LONDON (Reuters) - Hedge fund managers think strategies such as distressed securities and global macro will do best in 2009, and believe the industry’s once-high fees are set to fall, a poll by research firm Lipper reveals.
The poll, published on Thursday, shows that one in five managers surveyed thought distressed strategies would top the performance tables in 2009, while 17 percent picked global macro and 15 percent chose managed futures.
One in ten managers picked long/short equity funds as the best performer.
Distressed strategies had a tough time in 2008, falling 20 percent, according to Credit Suisse/Tremont, as the price of many securities continued to fall.

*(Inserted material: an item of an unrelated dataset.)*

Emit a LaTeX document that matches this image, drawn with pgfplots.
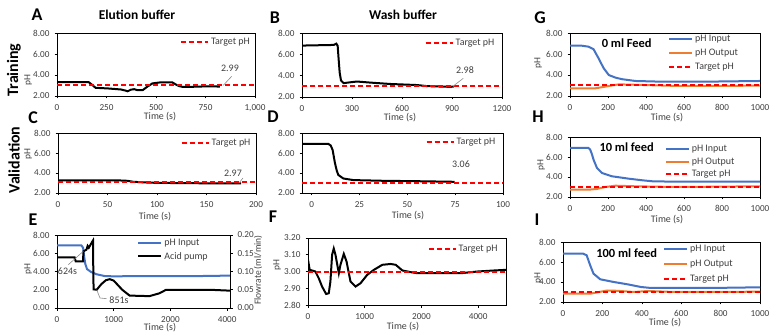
\documentclass[border=0pt]{standalone}
\usepackage{pgfplots}
\pgfplotsset{compat=1.18}
\usepackage{fontspec}
\setmainfont{Carlito}
\definecolor{xlblue}{HTML}{4472C4}
\definecolor{xlorange}{HTML}{ED7D31}
\definecolor{xlred}{HTML}{FF0000}
\definecolor{lbl}{HTML}{404040}
\definecolor{ldr}{HTML}{8C8C8C}
\pgfplotsset{
  panel/.style={
    scale only axis, anchor=south west,
    axis line style={black, line width=0.9bp},
    /pgf/number format/assume math mode=true,
    /pgf/number format/1000 sep={},
    tick label style={font=\fontsize{9.2}{10}\selectfont, text=lbl},
    xticklabel style={yshift=-2.5bp},
    yticklabel style={xshift=-1.5bp, /pgf/number format/fixed, /pgf/number format/fixed zerofill, /pgf/number format/precision=2},
    xtick pos=left, ytick pos=left,
    tick align=outside, major tick length=2.5bp,
    tick style={black, line width=0.6bp},
    legend style={draw=none, fill=none, inner sep=0pt, font=\fontsize{10}{11}\selectfont, text=lbl},
    legend cell align=left,
    legend image code/.code={\draw[##1] (0bp,0bp) -- (27bp,0bp);},
  },
  glegend/.style={
    legend image code/.code={\draw[##1] (0bp,0bp) -- (23bp,0bp);},
    legend style={row sep=#1},
  },
  trace/.style={draw=black, line width=2bp, forget plot},
  target/.style={draw=xlred, line width=2bp, dash pattern=on 5bp off 3bp},
  inp/.style={draw=xlblue, line width=2bp},
  outp/.style={draw=xlorange, line width=2bp},
}
\begin{document}
\begin{tikzpicture}
\useasboundingbox (0,0) rectangle (770bp,335bp);
\fill[white] (0,0) rectangle (770bp,335bp);

% ---------- A ----------
\begin{axis}[panel, at={(57bp,239bp)}, width=198bp, height=63bp,
  xmin=0, xmax=1000, ymin=2, ymax=8,
  xtick={0,250,500,750,1000}, xticklabels={0,250,500,750,{1,000}}, ytick={2,4,6,8},
  legend style={at={(0.985,0.857)}, anchor=east}]
\addplot[trace] coordinates {(0,3.32)(160,3.32)(175,3.1)(195,2.78)(257,2.72)(323,2.62)(345,2.52)(357,2.45)(373,2.6)(390,2.65)(407,2.55)(432,2.55)(457,2.9)(482,3.2)(523,3.3)(582,3.3)(600,3.1)(615,2.95)(632,2.88)(690,2.88)(757,2.92)(823,2.9)};
\addplot[target] coordinates {(0,3)(1000,3)};
\addlegendentry{Target pH}
\end{axis}

% ---------- B ----------
\begin{axis}[panel, at={(302bp,238bp)}, width=200bp, height=64bp,
  xmin=0, xmax=1200, ymin=2, ymax=8,
  xtick={0,300,600,900,1200}, ytick={2,4,6,8},
  legend style={at={(0.973,0.844)}, anchor=east}]
\addplot[trace] coordinates {(0,6.82)(190,6.88)(206,7.0)(214,6.8)(220,5.5)(226,4.3)(234,3.55)(250,3.3)(290,3.38)(330,3.45)(410,3.35)(530,3.22)(690,3.12)(750,3.02)(890,2.95)(910,2.98)};
\addplot[target] coordinates {(0,3)(1200,3)};
\addlegendentry{Target pH}
\end{axis}

% ---------- C ----------
\begin{axis}[panel, at={(58bp,142bp)}, width=198bp, height=60bp,
  xmin=0, xmax=200, ymin=2, ymax=8,
  xtick={0,50,100,150,200}, ytick={2,4,6,8},
  legend style={at={(0.983,0.828)}, anchor=east}]
\addplot[trace] coordinates {(0,3.27)(59,3.27)(70,3.22)(76,3.12)(93,3.03)(127,2.98)(185,2.96)};
\addplot[target] coordinates {(0,3.08)(200,3.08)};
\addlegendentry{Target pH}
\end{axis}

% ---------- D ----------
\begin{axis}[panel, at={(302bp,142bp)}, width=201bp, height=60bp,
  xmin=-5, xmax=100, ymin=2, ymax=8,
  xtick={0,25,50,75,100}, ytick={2,4,6,8},
  legend style={at={(0.973,0.845)}, anchor=east}]
\addplot[trace] coordinates {(-5,6.9)(8.7,6.92)(10,6.75)(11,6.3)(12.2,5.0)(13.2,4.2)(14,3.8)(16.6,3.45)(21.9,3.29)(37.6,3.22)(55,3.18)(74.7,3.12)};
\addplot[target] coordinates {(-5,3)(100,3)};
\addlegendentry{Target pH}
\end{axis}

% ---------- E ----------
\begin{axis}[panel, at={(57bp,27bp)}, width=173bp, height=73bp,
  xmin=0, xmax=3050, ymin=0, ymax=8,
  xtick={0,1000,2000,3000}, xticklabels={0,1000,2000,4000}, ytick={0,2,4,6,8}]
\addplot[inp] coordinates {(0,6.86)(430,6.86)(460,6.6)(480,5.6)(500,4.8)(530,4.26)(600,3.95)(696,3.7)(842,3.5)(1000,3.47)(1500,3.5)(2000,3.5)(2500,3.5)(3050,3.55)};
\end{axis}
\begin{axis}[panel, at={(57bp,27bp)}, width=173bp, height=73bp,
  xmin=0, xmax=3050, ymin=0, ymax=0.2,
  axis x line=none, axis y line*=right,
  ytick pos=right, yticklabel pos=right,
  ytick={0,0.05,0.1,0.15,0.2},
  yticklabel style={xshift=3bp},
  glegend=1bp,
  legend style={at={(0.884,0.97)}, anchor=north east}]
\addlegendimage{inp}
\addlegendentry{pH Input}
\addplot[draw=black, line width=2bp] coordinates {(0,0.139)(310,0.139)(330,0.1275)(460,0.1275)(465,0.155)(520,0.16)(540,0.17)(560,0.165)(625,0.1825)(635,0.185)(640,0.1)(645,0.051)(700,0.05)(780,0.065)(860,0.076)(930,0.079)(1000,0.075)(1150,0.05)(1280,0.034)(1630,0.0325)(1800,0.04)(1925,0.05)(2685,0.05)(3050,0.0475)};
\addlegendentry{Acid pump}
\end{axis}

% ---------- F ----------
\begin{axis}[panel, at={(308bp,30bp)}, width=198bp, height=67bp,
  xmin=0, xmax=3490, ymin=2.8, ymax=3.2,
  xtick={0,1000,2000,3000}, xticklabels={0,1000,2000,4000}, ytick={2.8,2.9,3.0,3.1,3.2},
  legend style={at={(0.968,0.84)}, anchor=east}]
\addplot[trace] coordinates {(0,3.07)(30,3.01)(71,3.006)(130,3.0)(189,2.96)(248,2.91)(319,2.866)(366,2.87)(395,2.94)(425,3.10)(454,3.137)(484,3.10)(543,2.99)(572,3.04)(631,3.105)(679,3.06)(749,2.94)(838,2.91)(926,2.93)(1044,2.98)(1162,3.01)(1310,3.04)(1457,3.045)(1546,3.04)(1664,3.006)(1811,2.996)(1929,2.99)(2283,2.99)(2696,2.99)(2991,3.0)(3227,3.005)(3490,3.01)};
\addplot[target] coordinates {(0,3)(3490,3)};
\addlegendentry{Target pH}
\end{axis}

% ---------- G ----------
\begin{axis}[panel, at={(570bp,239bp)}, width=190bp, height=63bp,
  xmin=0, xmax=1000, ymin=2, ymax=8,
  xtick={0,200,400,600,800,1000}, ytick={2,4,6,8},
  glegend=2bp,
  legend style={at={(0.895,1.0)}, anchor=north east}]
\addplot[inp] coordinates {(0,6.79)(62,6.79)(97,6.7)(124,6.45)(150,5.6)(177,4.65)(204,4.0)(239,3.75)(274,3.6)(345,3.43)(469,3.37)(735,3.37)(1000,3.43)};
\addlegendentry{pH Input}
\addplot[outp] coordinates {(0,2.73)(133,2.73)(204,2.95)(257,3.11)(380,3.05)(558,2.96)(1000,2.98)};
\addlegendentry{pH Output}
\addplot[target] coordinates {(0,3)(1000,3)};
\addlegendentry{Target pH}
\end{axis}

% ---------- H ----------
\begin{axis}[panel, at={(570bp,138bp)}, width=190bp, height=60bp,
  xmin=0, xmax=1000, ymin=2, ymax=8,
  xtick={0,200,400,600,800,1000}, ytick={2,4,6,8},
  glegend=0.5bp,
  legend style={at={(0.877,0.9)}, anchor=north east}]
\addplot[inp] coordinates {(0,6.9)(97,6.9)(106,6.75)(115,6.3)(124,5.73)(142,4.9)(168,4.4)(221,4.07)(310,3.83)(381,3.67)(434,3.57)(558,3.53)(1000,3.53)};
\addlegendentry{pH Input}
\addplot[outp] coordinates {(0,2.73)(97,2.73)(140,2.8)(186,3.0)(239,3.13)(345,3.07)(558,3.0)(1000,3.07)};
\addlegendentry{pH Output}
\addplot[target] coordinates {(0,3)(1000,3)};
\addlegendentry{Target pH}
\end{axis}

% ---------- I ----------
\begin{axis}[panel, at={(563bp,33bp)}, width=197bp, height=60bp,
  xmin=0, xmax=1000, ymin=2, ymax=8,
  xtick={0,200,400,600,800,1000}, ytick={2,4,6,8},
  glegend=3bp,
  legend style={at={(0.873,0.98)}, anchor=north east}]
\addplot[inp] coordinates {(0,6.83)(103,6.83)(120,6.67)(138,5.67)(155,4.83)(189,4.27)(258,4.0)(327,3.77)(396,3.5)(447,3.4)(740,3.4)(1000,3.47)};
\addlegendentry{pH Input}
\addplot[outp] coordinates {(0,2.83)(138,2.83)(224,3.15)(275,3.12)(361,3.0)(430,3.1)(568,3.0)(1000,3.03)};
\addlegendentry{pH Output}
\addplot[target] coordinates {(0,3)(1000,3)};
\addlegendentry{Target pH}
\end{axis}

% ---------- text ----------
\begin{scope}[every node/.style={inner sep=0pt}]
\foreach \l/\x/\y in {A/37/320, B/275/317, C/33/217, D/273/218, E/33/115, F/273/118, G/540/317, H/538/218, I/537/115}
  \node[font=\bfseries\fontsize{18}{18}\selectfont] at (\x bp,\y bp) {\l};
\node[font=\bfseries\fontsize{13.5}{14}\selectfont] at (137bp,320bp) {Elution buffer};
\node[font=\bfseries\fontsize{13.5}{14}\selectfont] at (403bp,320bp) {Wash buffer};
\node[font=\bfseries\fontsize{16}{16}\selectfont, rotate=90] at (14bp,265bp) {Training};
\node[font=\bfseries\fontsize{16}{16}\selectfont, rotate=90] at (14bp,175bp) {Validation};
\foreach \x/\y in {28/255, 28/181, 28/66, 277/70, 538/272, 541/170, 538/57}
  \node[font=\fontsize{9.5}{10}\selectfont, text=lbl, rotate=90] at (\x bp,\y bp) {pH};
\node[font=\fontsize{9.5}{10}\selectfont, text=lbl, rotate=90] at (258bp,65bp) {Flowrate (ml/min)};
\foreach \x/\y in {160/218, 400/217, 155/118, 408/119, 160/7, 403/8, 667/217, 667/115, 665/12}
  \node[font=\fontsize{10}{11}\selectfont, text=lbl] at (\x bp,\y bp) {Time (s)};
\node[font=\bfseries\fontsize{12.5}{13}\selectfont] at (626.7bp,292.3bp) {0 ml Feed};
\node[font=\bfseries\fontsize{12.5}{13}\selectfont] at (626.7bp,188.3bp) {10 ml feed};
\node[font=\bfseries\fontsize{12.5}{13}\selectfont] at (626.7bp,81.7bp) {100 ml feed};
% value annotations
\draw[ldr, line width=0.6bp] (223.3bp,249.7bp) -- (231.7bp,258.7bp);
\node[font=\fontsize{10}{11}\selectfont, text=lbl] at (230bp,267bp) {2.99};
\draw[ldr, line width=0.6bp] (453.3bp,249bp) -- (463.3bp,256.7bp);
\node[font=\fontsize{10}{11}\selectfont, text=lbl] at (465bp,265bp) {2.98};
\draw[ldr, line width=0.6bp] (239bp,152bp) -- (243bp,157bp);
\node[font=\fontsize{10}{11}\selectfont, text=lbl] at (233bp,161.7bp) {2.97};
\node[font=\fontsize{10}{11}\selectfont, text=lbl] at (461bp,171bp) {3.06};
\draw[ldr, line width=0.6bp] (68.3bp,70.3bp) -- (83.3bp,83.7bp);
\node[font=\fontsize{10}{11}\selectfont, text=lbl] at (67.5bp,63.7bp) {624s};
\draw[ldr, line width=0.6bp] (96.7bp,45.3bp) -- (100bp,37bp) -- (106.7bp,36.3bp);
\node[font=\fontsize{10}{11}\selectfont, text=lbl] at (119bp,35bp) {851s};
\end{scope}
\end{tikzpicture}
\end{document}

Managed futures, which bet on trends in global futures markets, fared better however, as the top-performing strategy, gaining 18 percent, while dedicated short bias made 15 percent.

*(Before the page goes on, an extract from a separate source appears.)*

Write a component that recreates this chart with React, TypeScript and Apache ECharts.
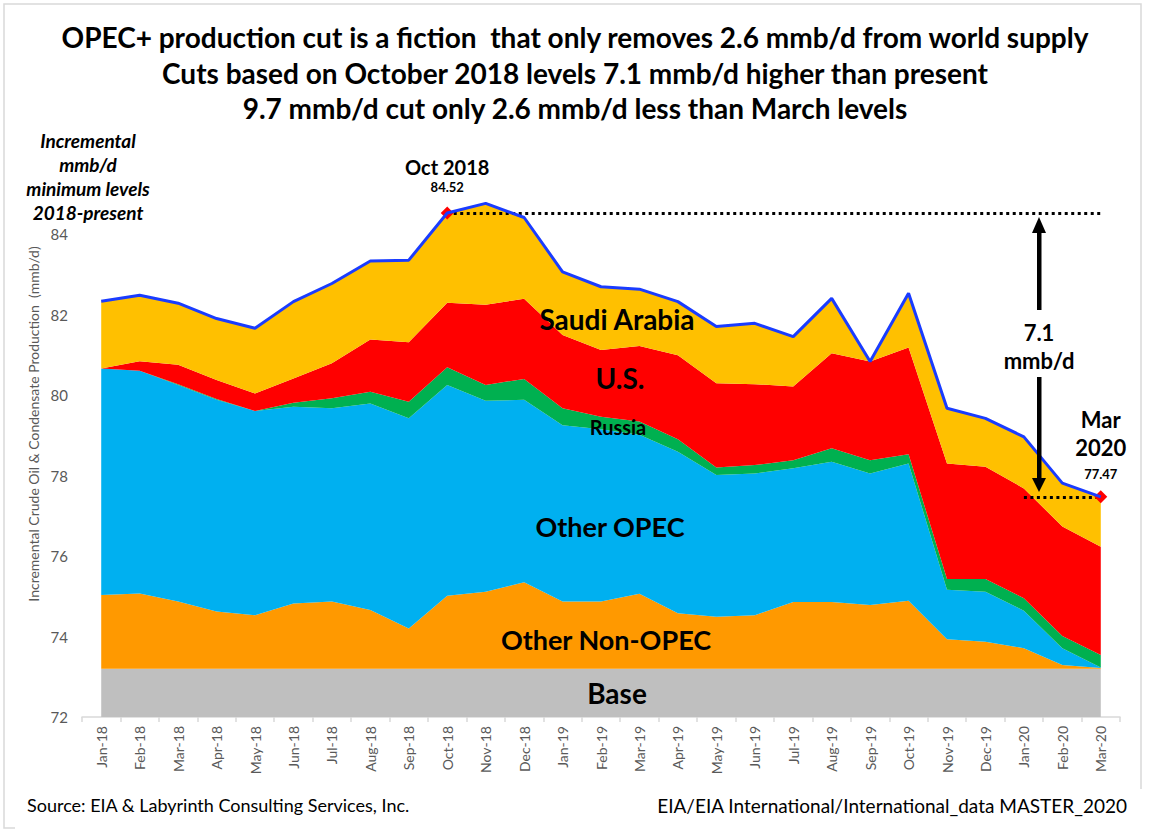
import React, { useEffect, useRef } from 'react';
import * as echarts from 'echarts';

const months = [
  'Jan-18', 'Feb-18', 'Mar-18', 'Apr-18', 'May-18', 'Jun-18', 'Jul-18', 'Aug-18', 'Sep-18',
  'Oct-18', 'Nov-18', 'Dec-18', 'Jan-19', 'Feb-19', 'Mar-19', 'Apr-19', 'May-19', 'Jun-19',
  'Jul-19', 'Aug-19', 'Sep-19', 'Oct-19', 'Nov-19', 'Dec-19', 'Jan-20', 'Feb-20', 'Mar-20',
];

const base = [
  73.2, 73.2, 73.2, 73.2, 73.2, 73.2, 73.2, 73.2, 73.2, 73.2, 73.2, 73.2, 73.2, 73.2,
  73.2, 73.2, 73.2, 73.2, 73.2, 73.2, 73.2, 73.2, 73.2, 73.2, 73.2, 73.2, 73.2,
];
const otherNonOpec = [
  1.83, 1.87, 1.67, 1.42, 1.33, 1.62, 1.67, 1.46, 1.0, 1.81, 1.91, 2.15, 1.67, 1.67,
  1.86, 1.38, 1.29, 1.33, 1.66, 1.66, 1.58, 1.69, 0.73, 0.67, 0.51, 0.09, 0.02,
];
const otherOpec = [
  5.63, 5.53, 5.38, 5.26, 5.07, 4.89, 4.8, 5.13, 5.22, 5.24, 4.75, 4.53, 4.38, 4.28,
  3.95, 4.01, 3.52, 3.52, 3.32, 3.48, 3.27, 3.41, 1.23, 1.24, 0.93, 0.42, 0.01,
];
const russia = [
  0, 0, 0.02, 0.02, 0, 0.1, 0.25, 0.29, 0.41, 0.44, 0.39, 0.52, 0.42, 0.31,
  0.33, 0.31, 0.19, 0.21, 0.2, 0.34, 0.33, 0.23, 0.27, 0.32, 0.31, 0.3, 0.31,
];
const us = [
  0, 0.24, 0.48, 0.47, 0.44, 0.6, 0.87, 1.3, 1.48, 1.6, 1.99, 1.99, 1.82, 1.66,
  1.88, 2.09, 2.09, 2.01, 1.83, 2.36, 2.45, 2.65, 2.87, 2.79, 2.73, 2.72, 2.69,
];
const saudi = [
  1.67, 1.64, 1.53, 1.53, 1.62, 1.91, 1.98, 1.95, 2.04, 2.23, 2.52, 2.02, 1.57, 1.57,
  1.41, 1.33, 1.41, 1.51, 1.24, 1.36, 0, 1.35, 1.37, 1.2, 1.28, 1.08, 1.24,
];

const yTicks = [72, 74, 76, 78, 80, 82, 84];
const peakLevel = 84.52;
const marchLevel = 77.47;

const FONT = 'Lato, "Open Sans", sans-serif';

const layers = [
  { name: 'Base', data: base, color: '#BFBFBF' },
  { name: 'Other Non-OPEC', data: otherNonOpec, color: '#FF9900' },
  { name: 'Other OPEC', data: otherOpec, color: '#00B0F0' },
  { name: 'Russia', data: russia, color: '#00B050' },
  { name: 'U.S.', data: us, color: '#FF0000' },
  { name: 'Saudi Arabia', data: saudi, color: '#FFC000' },
];

const totals = months.map((_, i) =>
  Math.round(layers.reduce((s, l) => s + l.data[i], 0) * 100) / 100
);

export default function App() {
  const ref = useRef<HTMLDivElement>(null);

  useEffect(() => {
    if (!ref.current) return;
    const chart = echarts.init(ref.current, undefined, { renderer: 'svg' });

    const areaSeries = layers.map((l) => ({
      name: l.name,
      type: 'line',
      stack: 'total',
      data: l.data,
      symbol: 'none',
      lineStyle: { width: 0 },
      areaStyle: { color: l.color, opacity: 1 },
      itemStyle: { color: l.color },
      silent: true,
      z: 2,
    }));

    const label = (x: number, y: number, text: string, size: number, extra: any = {}) => ({
      type: 'text',
      x,
      y,
      style: {
        text,
        fontSize: size,
        fontWeight: 'bold',
        fontFamily: FONT,
        fill: '#000',
        align: 'center',
        verticalAlign: 'middle',
        ...extra,
      },
      z: 100,
    });

    const option: any = {
      animation: false,
      textStyle: { fontFamily: FONT },
      grid: { left: 82, right: 30, top: 153.5, bottom: 116, containLabel: false },
      xAxis: {
        type: 'category',
        data: months,
        boundaryGap: true,
        axisLine: { lineStyle: { color: '#D9D9D9', width: 1.5 } },
        axisTick: { show: true, length: 5, lineStyle: { color: '#D9D9D9', width: 1.5 } },
        axisLabel: { rotate: 90, fontSize: 14, color: '#595959', margin: 9, fontFamily: FONT },
        splitLine: { show: false },
      },
      yAxis: {
        type: 'value',
        min: 72,
        max: 86,
        interval: 2,
        axisLine: { show: false },
        axisTick: { show: false },
        splitLine: { show: false },
        axisLabel: {
          fontSize: 15,
          color: '#595959',
          margin: 14,
          fontFamily: FONT,
          formatter: (v: number) => (yTicks.includes(v) ? String(v) : ''),
        },
      },
      series: [
        ...areaSeries,
        {
          name: 'Total',
          type: 'line',
          data: totals,
          symbol: 'none',
          lineStyle: { color: '#1A3CFF', width: 3 },
          z: 5,
          markLine: {
            silent: true,
            symbol: ['none', 'none'],
            label: { show: false },
            lineStyle: { color: '#000', width: 3, type: [3, 3.5] },
            data: [
              [{ coord: ['Oct-18', peakLevel] }, { coord: ['Mar-20', peakLevel] }],
              [{ coord: ['Jan-20', marchLevel] }, { coord: ['Mar-20', marchLevel] }],
            ],
          },
          markPoint: {
            silent: true,
            symbol: 'diamond',
            symbolSize: 13,
            itemStyle: { color: '#FF0000' },
            data: [
              {
                coord: ['Oct-18', peakLevel],
                value: peakLevel,
                label: {
                  show: true,
                  position: 'top',
                  distance: 11,
                  formatter: '{a|Oct 2018}\n{b|' + peakLevel.toFixed(2) + '}',
                  rich: {
                    a: { fontSize: 20, fontWeight: 'bold', color: '#000', lineHeight: 22, fontFamily: FONT },
                    b: { fontSize: 13, fontWeight: 'bold', color: '#000', lineHeight: 18, fontFamily: FONT },
                  },
                },
              },
              {
                coord: ['Mar-20', marchLevel],
                value: marchLevel,
                label: {
                  show: true,
                  position: 'top',
                  distance: 3,
                  formatter: '{a|Mar}\n{a|2020}\n{b|' + marchLevel.toFixed(2) + '}',
                  rich: {
                    a: { fontSize: 22, fontWeight: 'bold', color: '#000', lineHeight: 28, fontFamily: FONT, align: 'center' },
                    b: { fontSize: 13, fontWeight: 'bold', color: '#000', lineHeight: 26, fontFamily: FONT, align: 'center' },
                  },
                },
              },
            ],
          },
        },
      ],
      graphic: [
        {
          type: 'rect',
          shape: { x: 4, y: 4, width: 1137, height: 824 },
          style: { fill: 'none', stroke: '#D9D9D9', lineWidth: 1.5 },
          z: -10,
          silent: true,
        },
        {
          type: 'rect',
          shape: { x: 15, y: 789, width: 1135, height: 44 },
          style: { fill: '#fff' },
          z: -5,
          silent: true,
        },
        label(575, 37, 'OPEC+ production cut is a fiction  that only removes 2.6 mmb/d from world supply', 28),
        label(575, 73, 'Cuts based on October 2018 levels 7.1 mmb/d higher than present', 28),
        label(575, 108, '9.7 mmb/d cut only 2.6 mmb/d less than March levels', 28),
        label(88, 140, 'Incremental', 19, { fontStyle: 'italic' }),
        label(88, 164, 'mmb/d', 19, { fontStyle: 'italic' }),
        label(88, 188, 'minimum levels', 19, { fontStyle: 'italic' }),
        label(88, 212, '2018-present', 19, { fontStyle: 'italic' }),
        {
          type: 'text',
          x: 33,
          y: 424,
          rotation: Math.PI / 2,
          style: {
            text: 'Incremental Crude Oil & Condensate Production  (mmb/d)',
            fontSize: 14,
            fontFamily: FONT,
            fill: '#595959',
            align: 'center',
            verticalAlign: 'middle',
          },
          z: 100,
        },
        label(617, 319, 'Saudi Arabia', 28),
        label(620, 378, 'U.S.', 28),
        label(618, 427, 'Russia', 20),
        label(610, 526, 'Other OPEC', 27),
        label(606, 639, 'Other Non-OPEC', 27),
        label(617, 693, 'Base', 28),
        label(1039, 332, '7.1', 22),
        label(1039, 360, 'mmb/d', 22),
        {
          type: 'polygon',
          shape: { points: [[1039, 217], [1032, 233], [1046, 233]] },
          style: { fill: '#000' },
          z: 100,
        },
        {
          type: 'rect',
          shape: { x: 1037, y: 232, width: 4.5, height: 78 },
          style: { fill: '#000' },
          z: 100,
        },
        {
          type: 'rect',
          shape: { x: 1037, y: 377, width: 4.5, height: 103 },
          style: { fill: '#000' },
          z: 100,
        },
        {
          type: 'polygon',
          shape: { points: [[1032, 478], [1046, 478], [1039, 492]] },
          style: { fill: '#000' },
          z: 100,
        },
        {
          type: 'text',
          x: 27,
          y: 805,
          style: {
            text: 'Source: EIA & Labyrinth Consulting Services, Inc.',
            fontSize: 18,
            fontFamily: FONT,
            fill: '#000',
            align: 'left',
            verticalAlign: 'middle',
          },
          z: 100,
        },
        {
          type: 'text',
          x: 1127,
          y: 805,
          style: {
            text: 'EIA/EIA International/International_data MASTER_2020',
            fontSize: 19,
            fontFamily: FONT,
            fill: '#000',
            align: 'right',
            verticalAlign: 'middle',
          },
          z: 100,
        },
      ],
    };

    chart.setOption(option);
    return () => chart.dispose();
  }, []);

  return (
    <div
      ref={ref}
      style={{ position: 'absolute', left: 0, top: 0, width: 1150, height: 833, background: '#fff' }}
    />
  );
}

Shorting means betting on a lower price for a security in the future.
All other strategies lost money, although global macro strategies, which bet on the direction of prices in currencies, shares, bonds and commodities, lost a relatively modest 5 percent.
Meanwhile, the survey indicates that the industry, which has traditionally charged high performance and management fees on both hedge funds and funds of funds, could be set for lower charges following its tough period of performance.
Just over 30 percent of respondents to the survey said they expect funds to reduce or remove management fees as the best change to pricing in order to retain investors, while a further 15 percent expect funds to cut performance fees.
A further 17 percent see funds of hedge funds’ management fees falling, while 7 percent see their performance fees declining.
Elsewhere, the prime brokerage industry looks set for a shake-up — 16 percent of respondents said they expect universal banks or fund management companies to encroach on the territory of former broker dealers.
The survey was conducted in November and covered 33 single manager funds or funds of hedge funds.
Lipper is a Thomson Reuters company.